Du 14 au 17 mars, le ministère de la Culture et de la Communication accueillera dans ses murs plusieurs spectacles ouverts au grand public. Une captation de ces événements sera mise en ligne sur Dailymotion et sur le site internet du ministère. Le 14, concert "Mots composés" de Mathieu Boogaerts.Le 15, avant-première de "Les fous ne sont plus ce qu'ils étaient" : une manière d'hommage à Raymond Devos par le comédien Elliot Jenicot,Le 16, "Déshabillez-Mots" de et avec Léonore Chaix et Flor Lurienne.

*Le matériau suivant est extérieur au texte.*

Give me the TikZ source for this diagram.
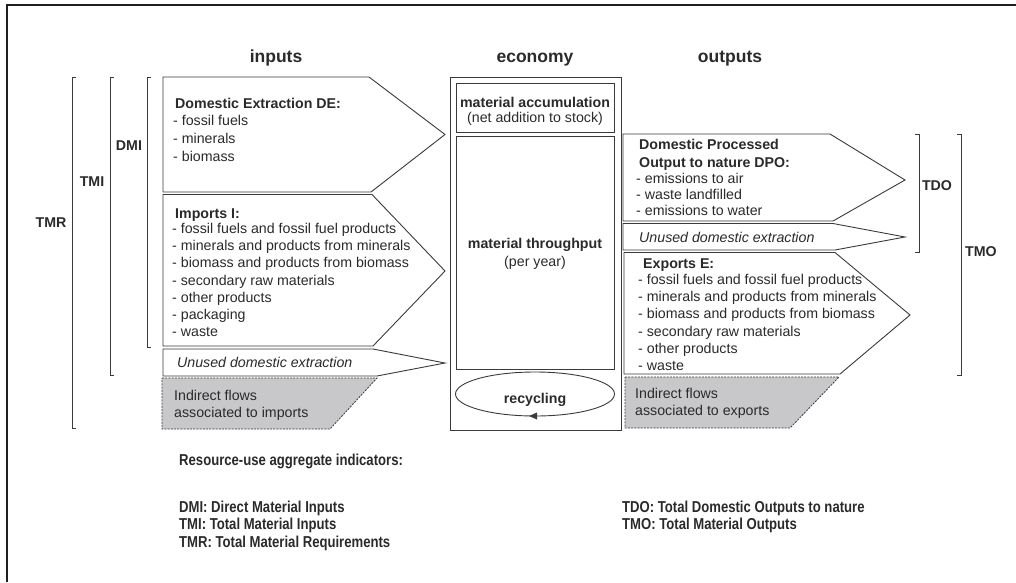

Des événements jeune public seront donnés ces mêmes jours, non ouverts au grand public.Les élèves de plusieurs établissements publics seront accueillis rue de Valois. Ce sera l'occasion de valoriser le travail d'associations engagées dans le champ de la culture.Le 14, un tournoi d'improvisation théâtrale rassemblera des équipes des trois collèges de Trappes (Yvelines). Les 6 vainqueurs représenteront leur ville lors de la demi-finale du Trophée d'Impro Culture & Diversité (parrain Jamel Debbouze), le 29 avril au théâtre de l'Union, CDN du Limousin.www.fondationcultureetdiversite.org
Le 15, des collégiens invités au Cabaret littéraire TaPage Diurne approcheront la littérature jeunesse à travers des improvisations à la beatbox et au piano. www.leslivreurs;com
Le 16, plusieurs Comédiens-Français proposeront à des classes primaires un spectacle autour des Dix Mots de la langue française. Parrain Christian Hecq.Le même jour, aura lieu le Concours d'orthographe intercommunal "J'épelle", organisé par le Club des jeunes de Boissy Saint-Léger. Pour les élèves du CM1 à la 5e. Le parrain est l'écrivain Daniel Picouly.
Le 17, les enfants de la ville de Romainville participeront à la finale du concours des arts oratoires. Chaque équipe devra présenter une prestation orale (texte, poème, chanson, discours, conte ou joute verbale) de six minutes, incluant les Dix Mots de la Semaine.